Believe it or not, developing our corporate computer system was not our core business. We actually sold stuff to customers. 
Research by the Standish Group, a software research and consulting firm, illustrates the troubled fates of most big software initiatives. In 1994, researchers found, only 16 percent were completed on time, on budget and fulfilling the original specifications. Nearly a third were canceled outright, and the remainder fell short of their objectives. More than half of the cost overruns amounted to at least 50 percent of the original budget. Of the projects that went off schedule, almost half took more than twice as long as originally planned. A follow-up survey in 2003, however, showed that corporate software projects were doing better; researchers found that the percentage of successful projects had risen to 34 percent.
We learned it the hard way. Such wasted effort. And scarce resources.

But I learned from that experience. A few years later, I was working for a different company and was asked by senior management to take over a troubled department. Morale was poor. Training was substandard. We had your standard personnel issues relating to productivity, discipline, absenteeism, and motivation - or lack thereof. 

And the computer program in use was unsatisfactory. It was purchased from a development firm that came in and designed it for us, at great expense. The company provided consultants and a help desk should we have need, and the software was sophisticated enough to put a man on Mars. I remember too that the company allowed as many users to log onto the system, after we paid - for each one of our employees - $10,000 per year in the way of a license fee.

The problem was, the software was so complex that only one person in the department could run reports from this monster. We had apparently sent her off at great expense to learn its intricacies. Everyone else would input data (it was a multi-user networked system) but only one woman, who would close her office door and work her magic in secret, could actually get this elaborate system to provide us with any meaningful information. Naturally, we had to accept this woman's peculiarities and workplace demands. Without her, we were doomed.

Worse yet, I realized, having sat down with one of these consultants for several precious days, that we were only utilizing about 5% of this software's capabilities. It had functionality that we had absolutely no need of.

So I scrapped it. 

I went out and bought a new program. Off the shelf. Actually manufactured by Microsoft. No consultants. Inexpensive to use. Easy to operate.

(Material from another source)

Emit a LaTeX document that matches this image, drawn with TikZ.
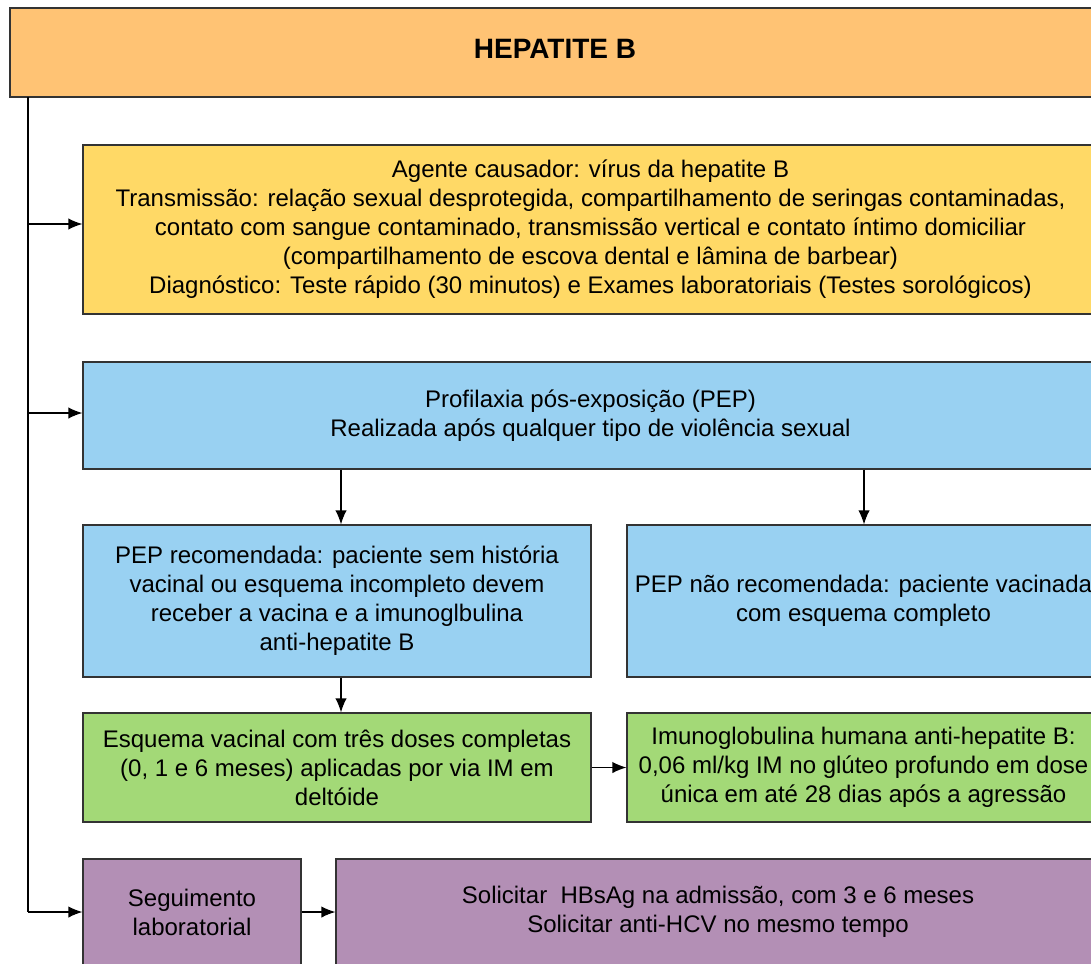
\documentclass[tikz,border=0pt]{standalone}
\usepackage{fontspec}
\setmainfont{Liberation Sans}
\usetikzlibrary{arrows.meta}

\definecolor{bxorange}{HTML}{FFC374}
\definecolor{bxyellow}{HTML}{FFD966}
\definecolor{bxblue}{HTML}{99D1F2}
\definecolor{bxgreen}{HTML}{A3D977}
\definecolor{bxpurple}{HTML}{B38FB5}
\definecolor{bxline}{HTML}{333333}

\tikzset{
  box/.style={draw=bxline, line width=0.9pt, rectangle, inner sep=0pt,
    align=center, font=\fontsize{18}{21.75}\selectfont},
  titlebox/.style={box, fill=bxorange, font=\fontsize{21}{24}\selectfont\bfseries},
  ybox/.style={box, fill=bxyellow},
  bbox/.style={box, fill=bxblue},
  gbox/.style={box, fill=bxgreen},
  pbox/.style={box, fill=bxpurple},
  link/.style={draw=black, line width=0.9pt, -{Latex[length=10.5pt,width=8.5pt]}},
  bus/.style={draw=black, line width=0.9pt}
}

\begin{document}
\begin{tikzpicture}[x=0.75pt, y=-0.75pt]
  \useasboundingbox (0,0) rectangle (1091,963);
  \clip (0,0) rectangle (1091,963);

  % title
  \node[titlebox, minimum width=1090*0.75pt, minimum height=89*0.75pt]
    (top) at (555,52.5) {\raisebox{6pt}{HEPATITE B}};

  % general information
  \node[ybox, minimum width=1015*0.75pt, minimum height=169*0.75pt]
    (info) at (590.5,229.5) {Agente causador: vírus da hepatite B\\
      Transmissão: relação sexual desprotegida, compartilhamento de seringas contaminadas,\\
      contato com sangue contaminado, transmissão vertical e contato íntimo domiciliar\\
      (compartilhamento de escova dental e lâmina de barbear)\\
      Diagnóstico: Teste rápido (30 minutos) e Exames laboratoriais (Testes sorológicos)};

  % post-exposure prophylaxis
  \node[bbox, minimum width=1015*0.75pt, minimum height=107*0.75pt]
    (pep) at (590.5,415.5) {Profilaxia pós-exposição (PEP)\\
      Realizada após qualquer tipo de violência sexual};

  \node[bbox, minimum width=508*0.75pt, minimum height=152*0.75pt]
    (pepyes) at (337,601) {PEP recomendada: paciente sem história\\
      vacinal ou esquema incompleto devem\\
      receber a vacina e a imunoglbulina\\
      anti-hepatite B};

  \node[bbox, minimum width=473*0.75pt, minimum height=152*0.75pt]
    (pepno) at (863.5,601) {PEP não recomendada: paciente vacinada\\
      com esquema completo};

  % vaccination and immunoglobulin
  \node[gbox, minimum width=508*0.75pt, minimum height=109*0.75pt]
    (vac) at (337,767.5) {Esquema vacinal com três doses completas\\
      (0, 1 e 6 meses) aplicadas por via IM em\\
      deltóide};

  \node[gbox, minimum width=473*0.75pt, minimum height=109*0.75pt]
    (igb) at (863.5,767.5) {Imunoglobulina humana anti-hepatite B:\\
      0,06 ml/kg IM no glúteo profundo em dose\\
      única em até 28 dias após a agressão};

  % laboratory follow-up
  \node[pbox, minimum width=218*0.75pt, minimum height=106*0.75pt]
    (lab) at (192,912) {Seguimento\\laboratorial};

  \node[pbox, minimum width=764*0.75pt, minimum height=106*0.75pt]
    (labreq) at (718,912) {Solicitar\ \ HBsAg na admissão, com 3 e 6 meses\\
      Solicitar anti-HCV no mesmo tempo};

  % trunk line on the left
  \coordinate (trunk) at (28,97);
  \draw[bus] (trunk) -- (trunk |- lab.west);
  \draw[link] (trunk |- 0,224) -- (info.west |- 0,224);
  \draw[link] (trunk |- 0,413) -- (pep.west |- 0,413);
  \draw[link] (trunk |- lab.west) -- (lab.west);

  % connectors between boxes
  \draw[link] (pep.south -| 341,0) -- (pepyes.north -| 341,0);
  \draw[link] (pep.south -| 864,0) -- (pepno.north -| 864,0);
  \draw[link] (pepyes.south -| 341,0) -- (vac.north -| 341,0);
  \draw[link] (vac.east) -- (igb.west);
  \draw[link] (lab.east) -- (labreq.west);
\end{tikzpicture}
\end{document}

It integrated perfectly with Excel, Word, and PowerPoint. It allowed for multiple users to input data simultaneously. We generated meaningful and sophisticated reports with it. And anyone could learn to configure the software to spit out whatever data we felt we needed. It worked. It was sufficient. Not being our core business, it allowed us to free up funds for our core business - selling stuff.
What happened between 1994 and 2003? The Internet boom went bust. Stung by wasted investments in complicated software systems, business executives began taking a more skeptical view of such projects. They scaled back their expectations, pursuing more modest software enhancements with narrower goals - and far higher chances of success.  
Equally important, they stopped trying to be creative. Rather than try to customize their software, they began looking for cheaper, off-the-shelf programs that would get the job done with a minimum of fuss. When necessary, they changed their own procedures to fit the available software. Old, generic technology may not be glamorous, but it has an important advantage: it works. 
It may well turn out that the F.B.I.'s biggest problem was its desire to be innovative - to build a new wheel rather than use an old one within easy reach. When it comes to developing software today, innovation should be a last resort, not a first instinct.
I prefer to think of it as graduating from "the school of hard knocks."